## GOAL
Look through the data below and return each line where "image" appears.
---------------
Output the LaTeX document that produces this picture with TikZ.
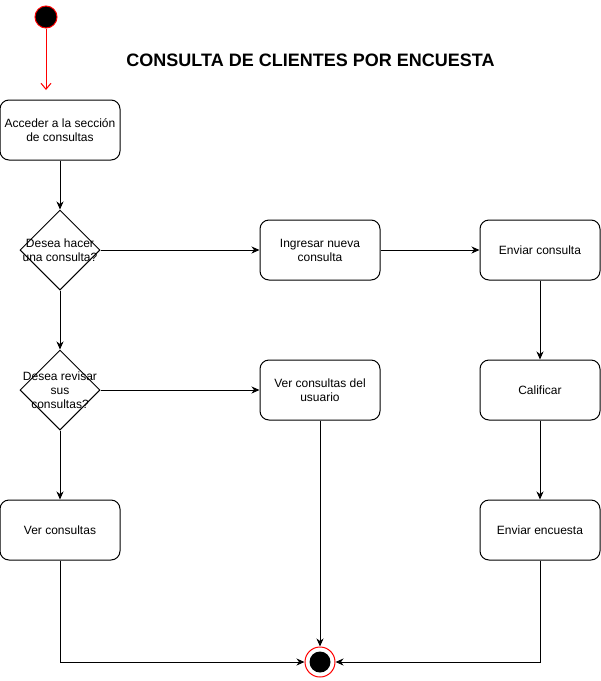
\documentclass[tikz,border=0pt]{standalone}
\usepackage{fontspec}
\setmainfont{Liberation Sans}
\usetikzlibrary{calc}
\usetikzlibrary{shapes.geometric}
\usetikzlibrary{arrows.meta}

\begin{document}
\begin{tikzpicture}[x=1pt, y=-1pt, line width=1pt]

    \tikzset{
        actionbox/.style={draw, rounded corners=9pt, minimum width=120pt, minimum height=60pt, align=center, font=\fontsize{12}{14}\selectfont, inner sep=0pt},
        decision/.style={draw, diamond, minimum width=80pt, minimum height=80pt, inner sep=0pt},
        decisiontext/.style={align=center, font=\fontsize{12}{14}\selectfont},
        flow/.style={-{Stealth[length=8pt, width=7pt, inset=2.5pt]}},
        startflow/.style={red, -{Straight Barb[length=6pt, width=10pt]}}
    }

    \useasboundingbox (0, 0) rectangle (601, 681);

    \node [draw=red, fill=black, circle, minimum size=22pt, inner sep=0pt] (Start) at (46, 17) {};
        \coordinate (StartEnd) at ($(Start) + (0, 73)$);
    \node [font=\bfseries\fontsize{18}{21}\selectfont] (Title) at (310.5, 60) {CONSULTA DE CLIENTES POR ENCUESTA};

    \node [actionbox] (Acceder) at (60, 130) {Acceder a la sección\\de consultas};
    \node [decision] (D1) at ($(Acceder) + (0, 120)$) {};
        \node [decisiontext] (D1t) at (D1) {Desea hacer\\una consulta?};
    \node [decision] (D2) at ($(D1) + (0, 140)$) {};
        \node [decisiontext] (D2t) at (D2) {Desea revisar\\sus\\consultas?};
    \node [actionbox] (VerConsultas) at ($(D2) + (0, 140)$) {Ver consultas};

    \node [actionbox] (Ingresar) at (320, 250) {Ingresar nueva\\consulta};
    \node [actionbox] (VerUsuario) at ($(Ingresar) + (0, 140)$) {Ver consultas del\\usuario};

    \node [actionbox] (Enviar) at (540, 250) {Enviar consulta};
    \node [actionbox] (Calificar) at ($(Enviar) + (0, 140)$) {Calificar};
    \node [actionbox] (Encuesta) at ($(Calificar) + (0, 140)$) {Enviar encuesta};

    \node [draw=red, fill=white, circle, minimum size=30pt, inner sep=0pt] (End) at (320, 662) {};
        \node [fill=black, circle, minimum size=21pt, inner sep=0pt] (EndDot) at (End) {};

    \draw [startflow] (Start) -- (StartEnd);
    \draw [flow] (Acceder) -- (D1);
    \draw [flow] (D1) -- (Ingresar);
    \draw [flow] (Ingresar) -- (Enviar);
    \draw [flow] (Enviar) -- (Calificar);
    \draw [flow] (Calificar) -- (Encuesta);
    \draw [flow] (D1) -- (D2);
    \draw [flow] (D2) -- (VerUsuario);
    \draw [flow] (D2) -- (VerConsultas);
    \draw [flow] (VerConsultas) |- (End);
    \draw [flow] (VerUsuario) -- (End);
    \draw [flow] (Encuesta) |- (End);

\end{tikzpicture}
\end{document}
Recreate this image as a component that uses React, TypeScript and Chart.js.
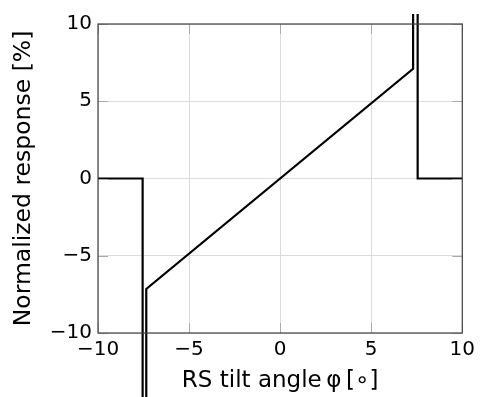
import React, { useEffect, useRef } from "react";
import { Chart, registerables } from "chart.js";

Chart.register(...registerables);

// Response curve (x: tilt angle in degrees, y: normalized response in %); null = gap
const angleX: number[] = [-10, -7.55, -7.55, -7.55, -7.35, -7.35, -7.35, 7.3, 7.3, 7.3, 7.55, 7.55, 7.55, 10];
const responseY: (number | null)[] = [0, 0, -15, null, -15, -7.15, -7.15, 7.1, 10.65, null, 10.65, 0, 0, 0];
const xTicks: number[] = [-10, -5, 0, 5, 10];
const yTicks: number[] = [-10, -5, 0, 5, 10];
const xTitle = "RS tilt angle\u2009φ\u2009[∘]";
const yTitle = "Normalized response [%]";

const FONT = "'DejaVu Sans', sans-serif";

const fmt = (v: number) => String(v).replace("-", "\u2212");

const framePlugin = {
  id: "frame",
  afterDatasetsDraw(chart: any) {
    const { ctx, chartArea: a, scales } = chart;
    ctx.save();
    ctx.strokeStyle = "#aaa";
    ctx.lineWidth = 1;
    const tl = 10;
    xTicks.forEach((t) => {
      const px = Math.round(scales.x.getPixelForValue(t)) + 0.5;
      ctx.beginPath();
      ctx.moveTo(px, a.bottom);
      ctx.lineTo(px, a.bottom - tl);
      ctx.moveTo(px, a.top);
      ctx.lineTo(px, a.top + tl);
      ctx.stroke();
    });
    yTicks.forEach((t) => {
      const py = Math.round(scales.y.getPixelForValue(t)) + 0.5;
      ctx.beginPath();
      ctx.moveTo(a.left, py);
      ctx.lineTo(a.left + tl, py);
      ctx.moveTo(a.right, py);
      ctx.lineTo(a.right - tl, py);
      ctx.stroke();
    });
    ctx.strokeStyle = "#404040";
    ctx.lineWidth = 1.2;
    ctx.strokeRect(a.left, a.top, a.right - a.left, a.bottom - a.top);
    ctx.restore();
  },
};

export default function App() {
  const ref = useRef<HTMLCanvasElement | null>(null);
  useEffect(() => {
    document.body.style.margin = "0";
    const canvas = ref.current!;
    const data = angleX.map((x, i) => ({ x, y: responseY[i] }));
    const chart = new Chart(canvas, {
      type: "line",
      data: {
        datasets: [
          {
            data: data as any,
            borderColor: "#000",
            borderWidth: 2.2,
            pointRadius: 0,
            tension: 0,
            spanGaps: false,
            clip: false as any,
            borderCapStyle: "butt",
            borderJoinStyle: "miter",
          },
        ],
      },
      plugins: [framePlugin],
      options: {
        animation: false,
        responsive: false,
        maintainAspectRatio: false,
        layout: { padding: { top: 24, right: 15, left: 0, bottom: 0 } },
        plugins: { legend: { display: false }, tooltip: { enabled: false } },
        scales: {
          x: {
            type: "linear",
            min: -10,
            max: 10,
            afterBuildTicks: (s: any) => {
              s.ticks = xTicks.map((v) => ({ value: v }));
            },
            afterFit: (s: any) => {
              s.height = 64;
            },
            grid: { color: "#dcdcdc", drawTicks: false, lineWidth: 1 },
            border: { display: false },
            ticks: {
              color: "#000",
              font: { family: FONT, size: 20 },
              padding: 5,
              maxRotation: 0,
              callback: (v: any) => fmt(Number(v)),
            },
            title: {
              display: true,
              text: xTitle,
              color: "#000",
              font: { family: FONT, size: 23 },
              padding: { top: 0, bottom: 2 },
            },
          },
          y: {
            type: "linear",
            min: -10,
            max: 10,
            afterBuildTicks: (s: any) => {
              s.ticks = yTicks.map((v) => ({ value: v }));
            },
            afterFit: (s: any) => {
              s.width = 98;
            },
            grid: { color: "#dcdcdc", drawTicks: false, lineWidth: 1 },
            border: { display: false },
            ticks: {
              color: "#000",
              font: { family: FONT, size: 20 },
              padding: 6,
              callback: (v: any) => fmt(Number(v)),
            },
            title: {
              display: true,
              text: yTitle,
              color: "#000",
              font: { family: FONT, size: 23.5 },
              padding: { top: 10, bottom: 0 },
            },
          },
        },
      },
    });
    return () => chart.destroy();
  }, []);
  return (
    <div style={{ width: 480, height: 397 }}>
      <canvas ref={ref} width={480} height={397} style={{ display: "block", width: 480, height: 397 }} />
    </div>
  );
}
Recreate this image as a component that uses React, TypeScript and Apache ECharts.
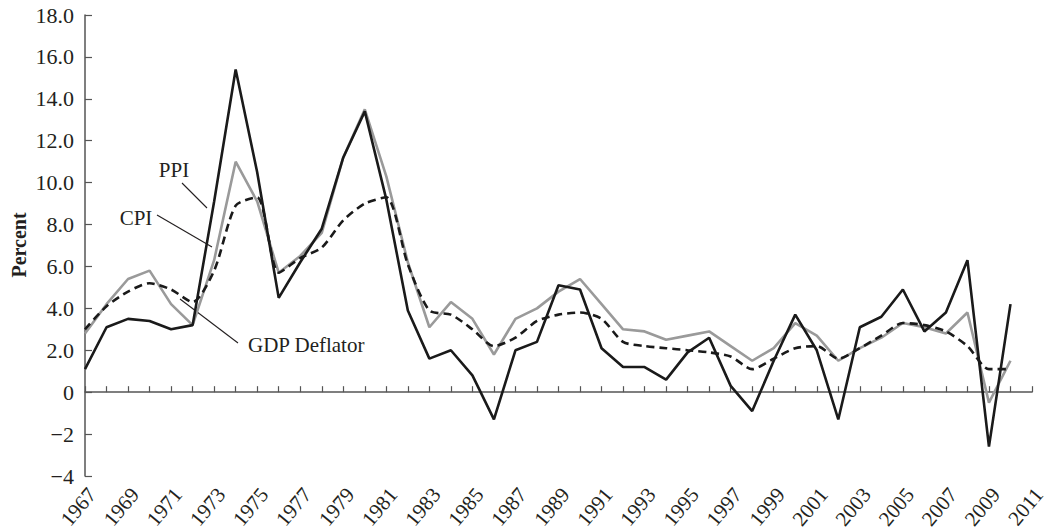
---------------
## RESPONSE TO THE EXERCISE
Recreate this image as a component that uses React, TypeScript and Chart.js.
Recreate this image as a component that uses React, TypeScript and Apache ECharts.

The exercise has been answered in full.